◆ What this task involves ◆
Print, word for word, the opening line of the data below and every line after it through the line that contains "const gridColor = '#babad8';", but not the pictures.

-------- Given information

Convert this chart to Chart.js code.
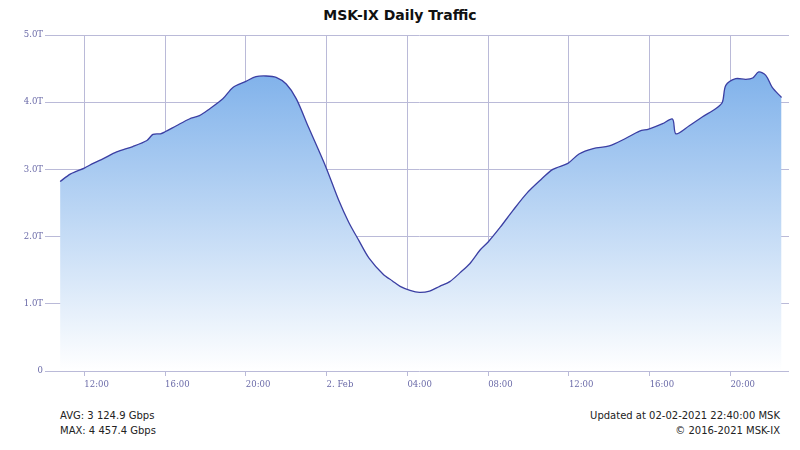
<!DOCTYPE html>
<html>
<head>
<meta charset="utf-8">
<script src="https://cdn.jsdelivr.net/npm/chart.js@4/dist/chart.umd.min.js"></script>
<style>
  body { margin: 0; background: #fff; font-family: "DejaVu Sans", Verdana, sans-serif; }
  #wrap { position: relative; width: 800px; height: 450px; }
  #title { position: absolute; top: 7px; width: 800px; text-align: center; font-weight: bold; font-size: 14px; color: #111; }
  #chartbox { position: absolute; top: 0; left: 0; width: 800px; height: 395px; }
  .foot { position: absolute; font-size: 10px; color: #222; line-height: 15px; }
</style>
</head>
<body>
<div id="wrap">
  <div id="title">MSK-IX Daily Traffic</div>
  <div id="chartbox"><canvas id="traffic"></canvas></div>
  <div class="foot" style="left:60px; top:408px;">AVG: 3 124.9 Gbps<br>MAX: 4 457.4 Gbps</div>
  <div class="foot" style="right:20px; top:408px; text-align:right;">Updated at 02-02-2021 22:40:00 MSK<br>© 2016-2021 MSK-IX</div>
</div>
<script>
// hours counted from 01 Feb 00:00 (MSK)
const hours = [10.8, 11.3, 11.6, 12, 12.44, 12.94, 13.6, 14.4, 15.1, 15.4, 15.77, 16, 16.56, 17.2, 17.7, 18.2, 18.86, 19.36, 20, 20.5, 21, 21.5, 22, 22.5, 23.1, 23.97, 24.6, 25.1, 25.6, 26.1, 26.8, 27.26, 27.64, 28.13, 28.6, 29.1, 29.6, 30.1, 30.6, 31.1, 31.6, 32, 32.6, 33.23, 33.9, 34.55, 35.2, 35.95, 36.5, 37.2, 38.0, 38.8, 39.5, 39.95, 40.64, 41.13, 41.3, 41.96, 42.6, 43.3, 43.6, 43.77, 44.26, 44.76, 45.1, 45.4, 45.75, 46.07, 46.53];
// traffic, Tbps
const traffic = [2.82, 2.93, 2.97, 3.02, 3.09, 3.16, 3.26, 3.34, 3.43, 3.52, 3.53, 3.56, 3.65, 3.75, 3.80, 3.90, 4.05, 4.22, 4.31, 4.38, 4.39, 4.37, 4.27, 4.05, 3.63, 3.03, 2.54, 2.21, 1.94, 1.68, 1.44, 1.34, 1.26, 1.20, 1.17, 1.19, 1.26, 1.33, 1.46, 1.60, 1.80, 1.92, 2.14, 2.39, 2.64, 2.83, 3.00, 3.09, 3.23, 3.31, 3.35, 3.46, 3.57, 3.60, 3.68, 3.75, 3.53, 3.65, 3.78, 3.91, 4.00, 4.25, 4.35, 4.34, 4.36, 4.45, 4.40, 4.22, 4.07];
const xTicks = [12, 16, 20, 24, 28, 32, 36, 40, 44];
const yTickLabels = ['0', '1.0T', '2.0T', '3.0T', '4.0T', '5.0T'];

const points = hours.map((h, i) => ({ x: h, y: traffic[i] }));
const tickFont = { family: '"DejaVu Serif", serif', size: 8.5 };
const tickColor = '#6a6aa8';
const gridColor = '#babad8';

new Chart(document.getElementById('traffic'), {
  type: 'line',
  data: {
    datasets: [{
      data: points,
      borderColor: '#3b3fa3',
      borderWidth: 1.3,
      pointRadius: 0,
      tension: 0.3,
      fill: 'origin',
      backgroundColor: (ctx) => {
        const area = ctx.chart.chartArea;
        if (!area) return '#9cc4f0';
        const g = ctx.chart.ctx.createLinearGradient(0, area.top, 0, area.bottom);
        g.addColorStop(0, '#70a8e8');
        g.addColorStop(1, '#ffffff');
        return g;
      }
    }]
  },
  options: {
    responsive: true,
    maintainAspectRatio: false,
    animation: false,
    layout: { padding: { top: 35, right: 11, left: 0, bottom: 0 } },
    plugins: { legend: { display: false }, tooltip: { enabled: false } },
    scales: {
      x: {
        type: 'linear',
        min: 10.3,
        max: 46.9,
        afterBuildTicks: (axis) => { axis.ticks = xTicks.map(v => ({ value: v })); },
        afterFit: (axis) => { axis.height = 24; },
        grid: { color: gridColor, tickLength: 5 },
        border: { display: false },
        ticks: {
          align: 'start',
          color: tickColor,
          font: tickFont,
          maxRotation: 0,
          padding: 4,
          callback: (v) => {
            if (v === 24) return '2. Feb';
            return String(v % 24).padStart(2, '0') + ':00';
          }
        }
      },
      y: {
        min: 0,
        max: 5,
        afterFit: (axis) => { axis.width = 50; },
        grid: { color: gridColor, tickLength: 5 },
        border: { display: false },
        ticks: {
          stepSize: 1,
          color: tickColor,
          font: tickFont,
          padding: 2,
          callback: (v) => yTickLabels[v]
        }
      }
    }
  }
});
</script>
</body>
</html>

----------------

◆ The answer ◆
Convert this chart to Chart.js code.
<!DOCTYPE html>
<html>
<head>
<meta charset="utf-8">
<script src="https://cdn.jsdelivr.net/npm/chart.js@4/dist/chart.umd.min.js"></script>
<style>
  body { margin: 0; background: #fff; font-family: "DejaVu Sans", Verdana, sans-serif; }
  #wrap { position: relative; width: 800px; height: 450px; }
  #title { position: absolute; top: 7px; width: 800px; text-align: center; font-weight: bold; font-size: 14px; color: #111; }
  #chartbox { position: absolute; top: 0; left: 0; width: 800px; height: 395px; }
  .foot { position: absolute; font-size: 10px; color: #222; line-height: 15px; }
</style>
</head>
<body>
<div id="wrap">
  <div id="title">MSK-IX Daily Traffic</div>
  <div id="chartbox"><canvas id="traffic"></canvas></div>
  <div class="foot" style="left:60px; top:408px;">AVG: 3 124.9 Gbps<br>MAX: 4 457.4 Gbps</div>
  <div class="foot" style="right:20px; top:408px; text-align:right;">Updated at 02-02-2021 22:40:00 MSK<br>© 2016-2021 MSK-IX</div>
</div>
<script>
// hours counted from 01 Feb 00:00 (MSK)
const hours = [10.8, 11.3, 11.6, 12, 12.44, 12.94, 13.6, 14.4, 15.1, 15.4, 15.77, 16, 16.56, 17.2, 17.7, 18.2, 18.86, 19.36, 20, 20.5, 21, 21.5, 22, 22.5, 23.1, 23.97, 24.6, 25.1, 25.6, 26.1, 26.8, 27.26, 27.64, 28.13, 28.6, 29.1, 29.6, 30.1, 30.6, 31.1, 31.6, 32, 32.6, 33.23, 33.9, 34.55, 35.2, 35.95, 36.5, 37.2, 38.0, 38.8, 39.5, 39.95, 40.64, 41.13, 41.3, 41.96, 42.6, 43.3, 43.6, 43.77, 44.26, 44.76, 45.1, 45.4, 45.75, 46.07, 46.53];
// traffic, Tbps
const traffic = [2.82, 2.93, 2.97, 3.02, 3.09, 3.16, 3.26, 3.34, 3.43, 3.52, 3.53, 3.56, 3.65, 3.75, 3.80, 3.90, 4.05, 4.22, 4.31, 4.38, 4.39, 4.37, 4.27, 4.05, 3.63, 3.03, 2.54, 2.21, 1.94, 1.68, 1.44, 1.34, 1.26, 1.20, 1.17, 1.19, 1.26, 1.33, 1.46, 1.60, 1.80, 1.92, 2.14, 2.39, 2.64, 2.83, 3.00, 3.09, 3.23, 3.31, 3.35, 3.46, 3.57, 3.60, 3.68, 3.75, 3.53, 3.65, 3.78, 3.91, 4.00, 4.25, 4.35, 4.34, 4.36, 4.45, 4.40, 4.22, 4.07];
const xTicks = [12, 16, 20, 24, 28, 32, 36, 40, 44];
const yTickLabels = ['0', '1.0T', '2.0T', '3.0T', '4.0T', '5.0T'];

const points = hours.map((h, i) => ({ x: h, y: traffic[i] }));
const tickFont = { family: '"DejaVu Serif", serif', size: 8.5 };
const tickColor = '#6a6aa8';
const gridColor = '#babad8';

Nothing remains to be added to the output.